Tuesday, December 03, 2013

3-Dec-13: Rock-throwing tips people over the edge. Canadian diplomat/academic shows how.

Some aspects of the bitter debate generated by the generations-long conflict between Arabs and Jews over the land our side calls its ancestral home is based on deep division over cultural, legal, philosophical and other weighty matters.

And some of it is based on foolish silliness, much of it unforgivably ignorant.

Over at the Elder of Ziyon blog, there's a post today that provides a clear-as-day exemplification of the second. We'll tell it our way since it also touches on some issues about which we have written here and which are on our minds a lot.
  • Element one: there's a war going on here, the reporting of which is almost entirely suppressed by the people who edit the news that most of us get from mainstream sources. It involves the hurling of cement blocks and often-massive rocks. It's done by Arabs, almost without exception. And it's part of a campaign of violence directed at Jews, almost without exception (except when the victims look like Jews but are not, as reported here). People have been killed, and very seriously injured. But to the extent that this reported in the mainstream media, it's often minimized via the use of such dismissive, inaccurate terms as "stone-throwing youths" and "non-violent protests".
  • Element two: as we wrote here this past Thursday night, a child - actually a toddler of two years old - was badly hurt to the point of suffering life-threatening head injuries while a passenger safely strapped into a baby-seat in the back of her parents' carFour alleged perpetrators have been arrested (see "1-Dec-13: Living with stone-age neighbors"). They come from an Arab village on Jerusalem's southern flank called Tsur Baher. The place has a long tradition of injuring passers-by of the non-Arab persuasion.
  • Element threea veteran political activist, Daniel Seidemann, was attacked last week and injured pretty badly by what he called a "well-aimed rock" to the head. And not for the first time, he says. As he writes (here), this deed was done to him in Tsur Baher. He says "I was a sitting duck. The rock was probably thrown at point blank range..." but adds "I don’t find it particularly important if he is or is not apprehended... It ends when occupation ends." [This is not the silliness on which we are focused in this post. That comes next.]
  • Element four: A Canadian called Michael Dougall Bell wrote about the attack on Seidemann in a Canadian paper, The Globe and Mail, yesterday [link but it's behind a paywall]. Hardly a mere uninformed onlooker, he teaches international diplomacy, law and politics at Canada's University of Windsor and served, in the eighties and nineties, as Canada's ambassador in Egypt, Jordan and Israel. Elder of Ziyon's report quotes Bell - against whom some serious criticism was directed in the past by advocates for Israel - saying about the vicious attack on Seidemann that "No suspects have been identified. Given established patterns, however, the likely perpetrators are ultra-nationalist members of the settler movement, the fulfillment of whose goals would be the displacement of Palestinians and the incorporation of the entire West Bank Into a greater Israel."
Image Source: Wikipedia
Bell's allegations and speculations would be serious if he had backed them with shreds of factual evidence or a modicum of logic. (Or even checked in with his friend Seidmann, which he likely he did notm just to validate before going public.)

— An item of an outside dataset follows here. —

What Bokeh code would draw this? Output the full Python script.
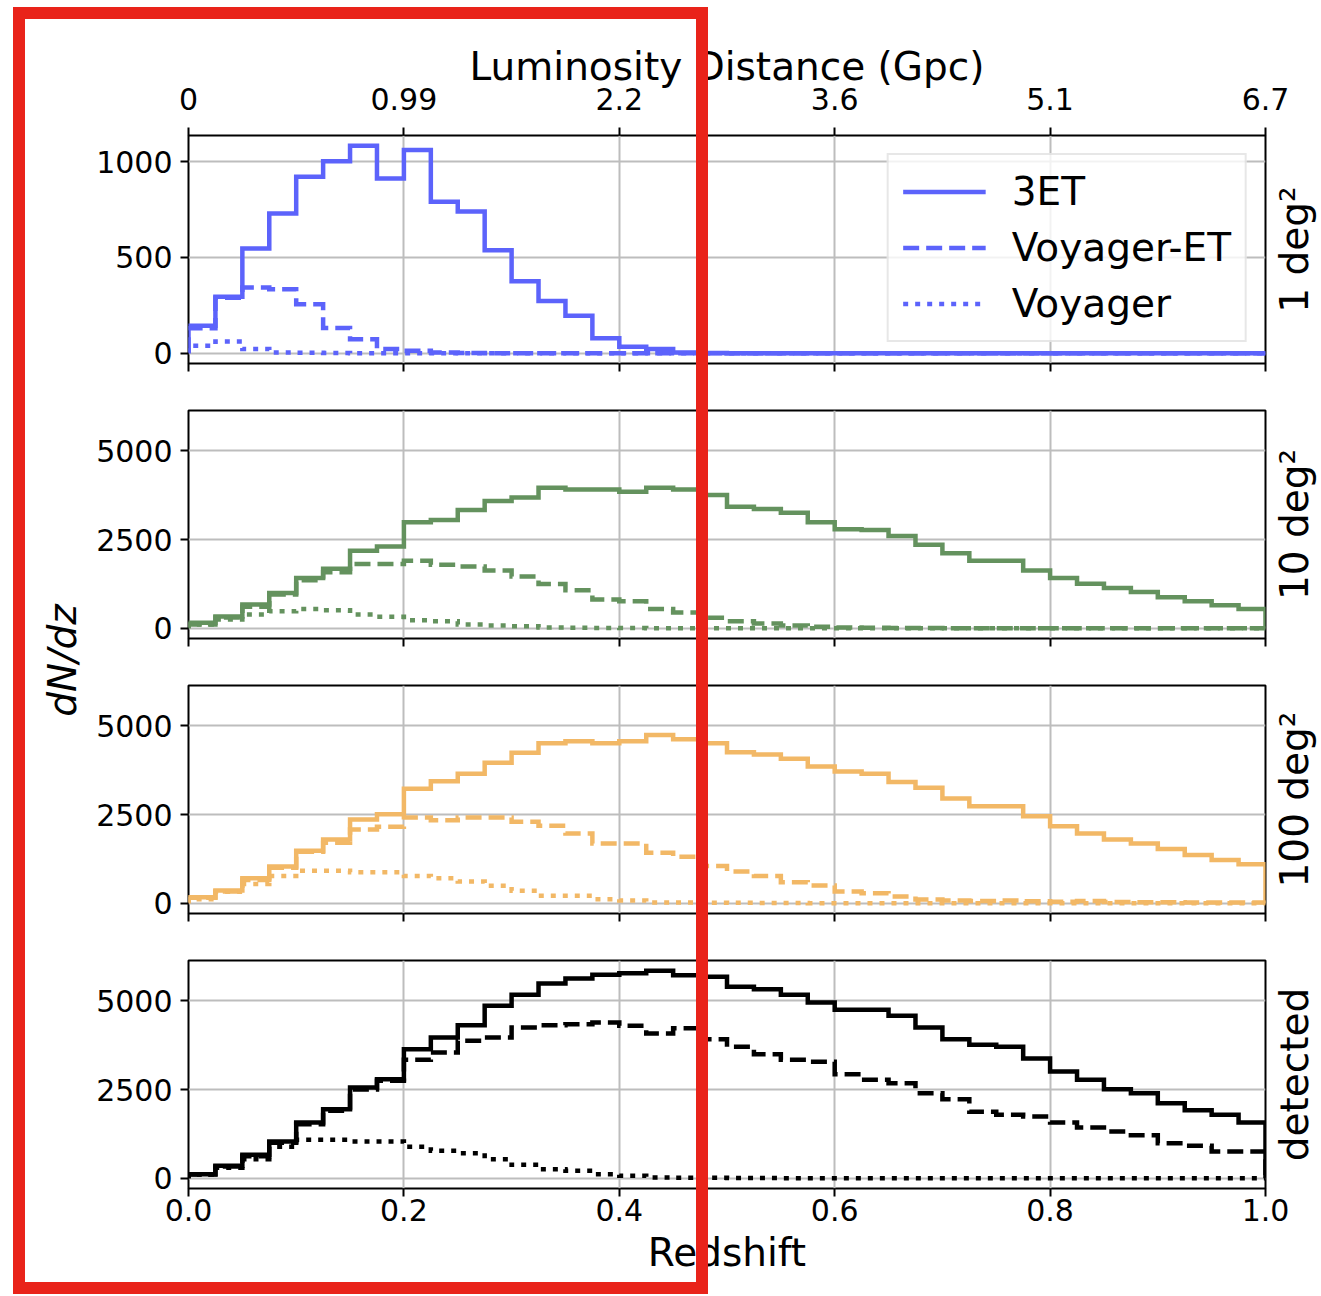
import numpy as np
from bokeh.plotting import figure
from bokeh.models import (Range1d, LinearAxis, FixedTicker, Legend, LegendItem, Label, Div)
from bokeh.layouts import row, column
from bokeh.embed import file_html
from bokeh.resources import INLINE

# ---------------- data ----------------
z_edges = [round(0.025 * k, 3) for k in range(41)]
z_ticks = [0.0, 0.2, 0.4, 0.6, 0.8, 1.0]
z_tick_labels = ["0.0", "0.2", "0.4", "0.6", "0.8", "1.0"]
dl_tick_labels = ["0", "0.99", "2.2", "3.6", "5.1", "6.7"]
panel_names = ["1 deg²", "10 deg²", "100 deg²", "detected"]
series_names = ["3ET", "Voyager-ET", "Voyager"]

et3_1 = [143, 294, 547, 730, 921, 1002, 1083, 913, 1061, 791, 740, 538, 375, 273, 195, 78, 33, 21, 3, 1,
         0, 0, 0, 0, 0, 0, 0, 0, 0, 0, 0, 0, 0, 0, 0, 0, 0, 0, 0, 0]
voyet_1 = [130, 290, 343, 334, 256, 131, 73, 21, 12, 3, 1, 0, 0, 0, 0, 0, 0, 0, 0, 0,
           0, 0, 0, 0, 0, 0, 0, 0, 0, 0, 0, 0, 0, 0, 0, 0, 0, 0, 0, 0]
voy_1 = [38, 61, 21, 3, 2, 1, 0, 0, 0, 0, 0, 0, 0, 0, 0, 0, 0, 0, 0, 0,
         0, 0, 0, 0, 0, 0, 0, 0, 0, 0, 0, 0, 0, 0, 0, 0, 0, 0, 0, 0]

et3_10 = [150, 330, 665, 992, 1413, 1675, 2181, 2302, 2985, 3050, 3332, 3585, 3688, 3960, 3913, 3913, 3847, 3960,
          3913, 3753, 3426, 3360, 3257, 2986, 2789, 2770, 2602, 2349, 2115, 1900, 1900, 1629, 1413, 1254, 1133,
          1020, 870, 758, 646, 543]
voyet_10 = [100, 300, 600, 950, 1350, 1580, 1806, 1806, 1900, 1788, 1741, 1629, 1460, 1245, 1067, 805, 758, 543,
            440, 290, 197, 131, 75, 37, 15, 8, 4, 2, 0, 0, 0, 0, 0, 0, 0, 0, 0, 0, 0, 0]
voy_10 = [103, 243, 384, 477, 543, 505, 384, 318, 225, 197, 103, 75, 56, 20, 10, 5, 3, 0, 0, 0,
          0, 0, 0, 0, 0, 0, 0, 0, 0, 0, 0, 0, 0, 0, 0, 0, 0, 0, 0, 0]

et3_100 = [168, 356, 702, 1030, 1479, 1797, 2359, 2509, 3229, 3435, 3650, 3959, 4240, 4512, 4568, 4512, 4568,
           4746, 4624, 4512, 4259, 4193, 4072, 3856, 3716, 3650, 3416, 3257, 2949, 2734, 2734, 2453, 2172, 1966,
           1797, 1685, 1526, 1358, 1217, 1096]
voyet_100 = [150, 330, 650, 1000, 1450, 1704, 2078, 2153, 2415, 2340, 2415, 2415, 2293, 2181, 1966, 1685, 1685,
             1423, 1310, 1048, 889, 768, 590, 496, 328, 281, 187, 100, 75, 60, 75, 50, 40, 60, 30, 25, 25, 20,
             20, 20]
voy_100 = [110, 320, 543, 768, 917, 917, 870, 870, 768, 702, 608, 487, 346, 206, 206, 112, 75, 19, 15, 10,
           8, 5, 3, 0, 0, 0, 0, 0, 0, 0, 0, 0, 0, 0, 0, 0, 0, 0, 0, 0]

et3_det = [113, 348, 658, 1034, 1570, 1946, 2557, 2792, 3638, 3967, 4315, 4860, 5170, 5490, 5631, 5734, 5781,
           5847, 5725, 5678, 5396, 5330, 5170, 4954, 4747, 4747, 4578, 4249, 3920, 3760, 3704, 3375, 3008, 2773,
           2510, 2397, 2115, 1917, 1786, 1570]
voyet_det = [100, 330, 620, 1000, 1520, 1900, 2500, 2750, 3337, 3544, 3873, 3967, 4249, 4315, 4343, 4390, 4296,
             4080, 4230, 3920, 3704, 3497, 3337, 3281, 2933, 2773, 2679, 2397, 2228, 1871, 1786, 1739, 1570, 1429,
             1316, 1213, 987, 912, 752, 752]
voy_det = [100, 290, 536, 884, 1081, 1081, 1034, 1034, 884, 771, 705, 536, 376, 254, 207, 113, 66, 20, 10, 8,
           5, 3, 0, 0, 0, 0, 0, 0, 0, 0, 0, 0, 0, 0, 0, 0, 0, 0, 0, 0]

panel_colors = ["#5c63fb", "#64925e", "#f2b866", "#000000"]
panel_data = [(et3_1, voyet_1, voy_1), (et3_10, voyet_10, voy_10),
              (et3_100, voyet_100, voy_100), (et3_det, voyet_det, voy_det)]
panel_yticks = [[0, 500, 1000], [0, 2500, 5000], [0, 2500, 5000], [0, 2500, 5000]]

# ---------------- layout constants ----------------
FONT = "DejaVu Sans"
BIG = "39px"
TICK = "30px"
W, H = 1321, 1296
LEFT_W = 88
PANEL_W = W - LEFT_W
FRAME_L = 188
FRAME_R = 1265
heights = [386, 275, 275, 360]
tops = [135, 24, 24, 24]
bottoms = [23, 23, 23, 108]
origins = [0, 386, 661, 936]
FRAME_H = 228
RED = "#e9231a"
LW = 4.5
dash_styles = ["solid", "16 7", "5 7"]
R_LEFT = 1271


def step_path(counts):
    xs = np.repeat(np.array(z_edges), 2)
    ys = np.concatenate([[0.0], np.repeat(np.array(counts, dtype=float), 2), [0.0]])
    return xs, ys


def style_axis(ax, labels=True, standoff=8):
    ax.major_tick_in = 0
    ax.major_tick_out = 8
    ax.major_tick_line_width = 2
    ax.major_tick_line_color = "black"
    ax.minor_tick_line_color = None
    ax.axis_line_color = None
    ax.major_label_text_font = FONT
    if labels:
        ax.major_label_text_color = "black"
        ax.major_label_text_font_size = TICK
        ax.major_label_standoff = standoff
    else:
        ax.major_label_text_color = None
        ax.major_label_text_font_size = "0px"
        ax.major_label_standoff = 0
    ax.axis_label_text_font = FONT
    ax.axis_label_text_font_size = BIG
    ax.axis_label_text_font_style = "normal"
    ax.axis_label_text_color = "black"


m1 = max(max(s) for s in panel_data[0])
m2 = max(max(s) for pd in panel_data[1:] for s in pd)

panels = []
for i in range(4):
    M = m1 if i == 0 else m2
    y0, y1 = -0.05 * M, 1.05 * M
    p = figure(width=PANEL_W, height=heights[i], x_range=Range1d(0, 1), y_range=Range1d(y0, y1),
               output_backend="svg", toolbar_location=None,
               min_border_left=FRAME_L - LEFT_W, min_border_right=W - FRAME_R,
               min_border_top=tops[i], min_border_bottom=bottoms[i])
    p.background_fill_color = "white"
    p.border_fill_color = "white"
    p.outline_line_color = "black"
    p.outline_line_width = 2

    p.xaxis.ticker = FixedTicker(ticks=z_ticks)
    p.xaxis.major_label_overrides = dict(zip(z_ticks, z_tick_labels))
    p.yaxis.ticker = FixedTicker(ticks=panel_yticks[i])
    style_axis(p.yaxis[0], True, 8)
    if i == 3:
        style_axis(p.xaxis[0], True, 2)
        p.xaxis.axis_label = "Redshift"
        p.xaxis.axis_label_standoff = 6
    else:
        style_axis(p.xaxis[0], False)

    if i == 0:
        top_ax = LinearAxis(ticker=FixedTicker(ticks=z_ticks),
                            major_label_overrides=dict(zip(z_ticks, dl_tick_labels)),
                            axis_label="Luminosity Distance (Gpc)")
        style_axis(top_ax, True, 18)
        top_ax.axis_label_standoff = -4
        p.add_layout(top_ax, "above")

    p.xgrid.grid_line_color = "#bdbdbd"
    p.xgrid.grid_line_width = 2
    p.ygrid.grid_line_color = "#bdbdbd"
    p.ygrid.grid_line_width = 2

    rends = []
    for s, dash in zip(panel_data[i], dash_styles):
        xs, ys = step_path(s)
        r = p.line(xs, ys, line_color=panel_colors[i], line_width=LW, line_dash=dash,
                   line_join="miter", line_cap="butt")
        rends.append(r)

    if i == 0:
        legend = Legend(items=[LegendItem(label=n, renderers=[r]) for n, r in zip(series_names, rends)],
                        location="top_right")
        legend.label_text_font = FONT
        legend.label_text_font_size = BIG
        legend.label_text_color = "black"
        legend.glyph_width = 83
        legend.glyph_height = 45
        legend.label_height = 45
        legend.label_standoff = 26
        legend.spacing = 11
        legend.padding = 14
        legend.margin = 18
        legend.border_line_color = "#d0d0d0"
        legend.border_line_width = 2
        legend.background_fill_alpha = 0.8
        p.add_layout(legend)
    panels.append(p)


def strip(width, styles=None):
    f = figure(width=width, height=H, x_range=Range1d(0, width), y_range=Range1d(0, H),
               output_backend="svg", toolbar_location=None,
               min_border_left=0, min_border_right=0, min_border_top=0, min_border_bottom=0,
               styles=styles or {})
    f.axis.visible = False
    f.grid.visible = False
    f.outline_line_color = None
    return f


# left strip with the shared y label
L = strip(LEFT_W)
L.background_fill_color = "white"
L.border_fill_color = "white"
L.add_layout(Label(x=62, y=H - 660, text="dN/dz", angle=np.pi / 2, text_align="center",
                   text_baseline="middle", text_font=FONT, text_font_size=BIG,
                   text_font_style="italic", text_color="black"))

# transparent right strip (overlaid) holding the rotated panel names
R = strip(W - R_LEFT, styles={"position": "absolute", "left": f"{R_LEFT}px", "top": "0px",
                              "margin": "0", "z-index": "5", "pointer-events": "none"})
R.background_fill_alpha = 0
R.border_fill_alpha = 0
for i in range(4):
    cy = origins[i] + tops[i] + FRAME_H / 2
    R.add_layout(Label(x=1294 - R_LEFT, y=H - cy, text=panel_names[i], angle=np.pi / 2,
                       text_align="center", text_baseline="middle", text_font=FONT,
                       text_font_size=BIG, text_color="black"))

# red highlight rectangle drawn over the whole page
red_box = Div(text="", width=695, height=1287,
              styles={"position": "absolute", "left": "13px", "top": "7px",
                      "width": "695px", "height": "1287px", "margin": "0",
                      "border": f"12px solid {RED}", "box-sizing": "border-box",
                      "pointer-events": "none", "z-index": "10", "background": "transparent"})

layout = column(row(L, column(*panels, spacing=0), spacing=0), R, red_box, spacing=0)
open("out.html", "w").write(file_html(layout, INLINE))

But they're neither serious nor factual, and the logic they represent is the logic of demonizing Israel to achieve political advantage for your cause. Those "established patterns" of rock throwing by Jews exist in Bell's head, not elsewhere. (Yes, some rock-throwing is done by Jews, and is comprehensively dealt with by law enforcement agencies.) But rock-throwing by Palestinian Arabs? That's a hideous daily reality that exacts a heavy toll and the occasional successful conviction (for murder) of the rock-hurling, child-seeking cowards.

Besides, Bell's head-injured friend Seidemann makes clear in his first-person testimony that it was Arabs who sought him out (though he understands them).

Bell is likely to get more than the usual portion of vituperative criticism for his malicious column, along with claims that he acts more out of bias than anything academic or diplomatic. For us, though, the take-away message here is not how did this guy make the mistake (judgment, facts, something else) but how much harm is done daily by this kind of deadly combination of ignorance and arrogance. 

It's an ugly thing to see the fruits of a mind-set that brings a person to make hateful allegations (and not for the first time), not only without evidence but against the evidence, driven by a zeal that seems almost religious in nature. When the person happens to be a seasoned diplomat who represented his country in one of the world's most politically-sensitive regions as well as an academic of some standing and a commentator whose views get wide media exposure, that's beyond baffling. It's incomprehensible, and so is the uncritical way the major Canadian paper picked it up and published it. 

The same can be said of much of the factually-deficient commentary served up daily to people living far from here who swallow it whole without even realizing what is being done to them. Lethal journalism works that way.